BROOKSVILLE — The Hernando County Commission on Tuesday approved a four-month contract with a private sea grass recovery company to get the county back in compliance with a federal permit critical to the Hernando Beach Channel dredge.
Earlier this month, the county received notice that it was out of compliance with its Army Corps of Engineers permit to replant sea grass as part of the dredging process. The county, which had taken on the sea grass monitoring responsibility, had failed to provide nutrient injections and fertilizer spikes required to maintain the sea grass beds.
Noncompliance could result in a permit suspension or revocation or a fine up to $27,500, according to the letter sent by Alfred A. Pantano Jr., district commander for the corps.

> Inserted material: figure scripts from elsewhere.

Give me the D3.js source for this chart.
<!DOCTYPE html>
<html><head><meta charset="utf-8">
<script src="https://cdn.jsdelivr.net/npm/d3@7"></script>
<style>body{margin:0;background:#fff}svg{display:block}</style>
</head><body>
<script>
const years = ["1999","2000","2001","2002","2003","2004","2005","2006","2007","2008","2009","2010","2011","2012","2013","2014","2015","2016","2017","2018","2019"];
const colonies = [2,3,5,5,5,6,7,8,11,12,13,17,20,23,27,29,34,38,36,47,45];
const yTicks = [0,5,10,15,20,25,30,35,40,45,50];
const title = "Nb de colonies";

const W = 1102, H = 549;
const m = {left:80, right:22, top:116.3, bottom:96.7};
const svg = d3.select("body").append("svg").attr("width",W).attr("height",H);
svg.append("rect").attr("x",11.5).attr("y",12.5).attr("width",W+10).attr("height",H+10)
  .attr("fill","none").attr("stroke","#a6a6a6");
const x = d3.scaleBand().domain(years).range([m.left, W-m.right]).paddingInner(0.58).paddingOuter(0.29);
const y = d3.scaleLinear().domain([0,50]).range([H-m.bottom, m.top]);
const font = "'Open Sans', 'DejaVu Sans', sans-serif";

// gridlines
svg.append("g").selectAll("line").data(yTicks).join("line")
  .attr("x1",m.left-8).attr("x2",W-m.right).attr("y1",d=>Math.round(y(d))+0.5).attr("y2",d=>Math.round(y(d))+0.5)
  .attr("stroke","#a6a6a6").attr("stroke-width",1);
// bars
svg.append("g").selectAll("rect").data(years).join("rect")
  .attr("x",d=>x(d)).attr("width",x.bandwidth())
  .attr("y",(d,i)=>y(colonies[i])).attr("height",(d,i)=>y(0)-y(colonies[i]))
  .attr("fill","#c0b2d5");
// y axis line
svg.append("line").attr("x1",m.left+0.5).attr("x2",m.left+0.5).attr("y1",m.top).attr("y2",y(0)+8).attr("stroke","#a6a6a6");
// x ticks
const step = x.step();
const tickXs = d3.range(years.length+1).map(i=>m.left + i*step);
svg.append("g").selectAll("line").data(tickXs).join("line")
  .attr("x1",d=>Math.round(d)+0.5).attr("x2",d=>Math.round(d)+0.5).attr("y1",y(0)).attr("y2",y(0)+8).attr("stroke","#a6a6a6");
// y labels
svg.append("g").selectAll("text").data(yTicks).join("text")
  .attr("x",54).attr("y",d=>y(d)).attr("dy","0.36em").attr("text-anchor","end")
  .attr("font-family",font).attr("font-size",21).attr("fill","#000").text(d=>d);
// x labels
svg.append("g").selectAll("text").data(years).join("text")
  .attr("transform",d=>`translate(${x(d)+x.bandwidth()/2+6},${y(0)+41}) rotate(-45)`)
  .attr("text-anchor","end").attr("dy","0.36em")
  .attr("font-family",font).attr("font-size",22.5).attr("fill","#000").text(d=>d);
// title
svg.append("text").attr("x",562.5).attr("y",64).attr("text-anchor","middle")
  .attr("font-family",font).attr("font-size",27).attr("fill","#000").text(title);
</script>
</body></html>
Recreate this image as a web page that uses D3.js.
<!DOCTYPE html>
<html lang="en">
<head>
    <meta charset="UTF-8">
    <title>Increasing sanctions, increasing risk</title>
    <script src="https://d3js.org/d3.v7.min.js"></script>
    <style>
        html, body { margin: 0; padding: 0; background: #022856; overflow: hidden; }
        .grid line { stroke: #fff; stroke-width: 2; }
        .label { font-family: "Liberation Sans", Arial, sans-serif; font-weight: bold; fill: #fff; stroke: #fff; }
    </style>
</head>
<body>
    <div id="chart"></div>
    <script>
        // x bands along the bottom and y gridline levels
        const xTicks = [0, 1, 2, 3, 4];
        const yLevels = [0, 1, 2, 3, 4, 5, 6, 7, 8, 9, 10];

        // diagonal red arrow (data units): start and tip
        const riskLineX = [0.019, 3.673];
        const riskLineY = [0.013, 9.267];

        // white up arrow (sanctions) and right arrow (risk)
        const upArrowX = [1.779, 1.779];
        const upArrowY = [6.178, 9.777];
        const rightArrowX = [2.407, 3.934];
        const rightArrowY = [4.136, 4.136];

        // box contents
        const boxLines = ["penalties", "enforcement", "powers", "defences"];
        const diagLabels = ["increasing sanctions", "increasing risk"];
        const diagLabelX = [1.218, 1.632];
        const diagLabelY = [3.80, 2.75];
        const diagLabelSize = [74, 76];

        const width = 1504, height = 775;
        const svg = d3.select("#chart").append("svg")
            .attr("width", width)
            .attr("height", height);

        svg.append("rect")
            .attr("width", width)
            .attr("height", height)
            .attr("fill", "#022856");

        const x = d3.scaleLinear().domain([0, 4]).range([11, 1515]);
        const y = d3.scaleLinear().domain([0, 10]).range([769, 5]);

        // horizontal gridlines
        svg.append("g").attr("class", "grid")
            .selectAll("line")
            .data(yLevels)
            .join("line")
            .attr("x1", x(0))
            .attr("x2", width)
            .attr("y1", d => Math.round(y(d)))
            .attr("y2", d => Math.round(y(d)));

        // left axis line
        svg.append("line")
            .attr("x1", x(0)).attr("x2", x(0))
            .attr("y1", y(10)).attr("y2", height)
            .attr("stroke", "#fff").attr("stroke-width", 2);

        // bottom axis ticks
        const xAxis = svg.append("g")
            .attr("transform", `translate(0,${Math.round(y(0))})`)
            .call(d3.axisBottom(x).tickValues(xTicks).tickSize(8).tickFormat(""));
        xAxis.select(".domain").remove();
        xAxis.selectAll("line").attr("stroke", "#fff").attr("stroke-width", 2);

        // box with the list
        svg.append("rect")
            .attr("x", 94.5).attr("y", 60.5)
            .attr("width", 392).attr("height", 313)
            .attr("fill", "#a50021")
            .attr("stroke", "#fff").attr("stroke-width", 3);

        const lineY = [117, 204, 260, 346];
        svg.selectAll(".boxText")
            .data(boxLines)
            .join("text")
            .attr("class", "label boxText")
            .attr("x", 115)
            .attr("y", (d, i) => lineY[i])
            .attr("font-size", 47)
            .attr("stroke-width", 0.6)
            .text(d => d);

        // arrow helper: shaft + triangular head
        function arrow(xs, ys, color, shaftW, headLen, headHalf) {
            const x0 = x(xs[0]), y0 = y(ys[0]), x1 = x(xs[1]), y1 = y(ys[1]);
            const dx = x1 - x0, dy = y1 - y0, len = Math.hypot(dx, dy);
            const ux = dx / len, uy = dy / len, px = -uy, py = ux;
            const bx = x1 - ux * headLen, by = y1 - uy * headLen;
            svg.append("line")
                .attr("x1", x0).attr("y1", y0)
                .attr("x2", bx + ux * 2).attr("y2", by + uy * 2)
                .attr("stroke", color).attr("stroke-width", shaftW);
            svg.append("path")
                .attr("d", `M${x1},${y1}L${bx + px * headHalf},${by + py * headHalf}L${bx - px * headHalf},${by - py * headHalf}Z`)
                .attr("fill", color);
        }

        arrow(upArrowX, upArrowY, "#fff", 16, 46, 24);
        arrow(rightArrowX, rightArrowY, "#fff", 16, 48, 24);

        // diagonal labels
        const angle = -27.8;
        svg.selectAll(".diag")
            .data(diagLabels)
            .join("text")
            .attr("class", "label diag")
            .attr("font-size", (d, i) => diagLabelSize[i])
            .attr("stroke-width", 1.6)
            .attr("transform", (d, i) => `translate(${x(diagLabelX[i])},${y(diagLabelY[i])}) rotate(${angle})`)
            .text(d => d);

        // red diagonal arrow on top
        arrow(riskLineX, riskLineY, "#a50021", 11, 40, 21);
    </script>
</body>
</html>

County transportation services director Susan Goebel, who told commissioners that she was responsible for the noncompliance, assured them that the four-month contract with the firm Seagrass Recovery would get the project back on track and would not cause any delays in getting the dredging started. The cost for the contract is $83,672.
Additional maintenance and monitoring of sea grasses will be required for the next five years, but the county staff is continuing to explore options to accomplish that as inexpensively as possible, including a possible permit modification. Monitoring and maintenance costs could exceed $500,000.
Commissioner Dave Russell asked if the county could go back to previous sea grass mitigation requirements in which the county discovered some areas that needed replanting actually regrew sea grass, but Goebel said that the permit requires the regular maintenance even if the grass is doing well.
"That's goofy,'' Russell said.
County Administrator David Hamilton said that it was important to follow what is required so that Hernando doesn't hold up actual work on the dredge project. The contract for the dredging work was awarded last week and Tampa-based contractor BCPeabody is trying to complete the work by the end of the year.
In a related motion, commissioners rejected a proposed $303,610 increase in the most recent amount paid to the county's dredge consultant, Halcrow Inc. Instead, the commission asked the staff to try to get a better price for the work.
"I think we can do better,'' Russell said.
Halcrow has already collected $2.1 million for its work on the project.
Commissioner Jeff Stabins also asked the board to support his desire to see a detailed report from the staff, not just on Halcrow's most recent bills, but bills back to when the company started working with the county in mid 2005.
"I want to make sure the taxpayers of this county have not been overcharged,'' Stabins said.
The commission agreed to request the detailed report.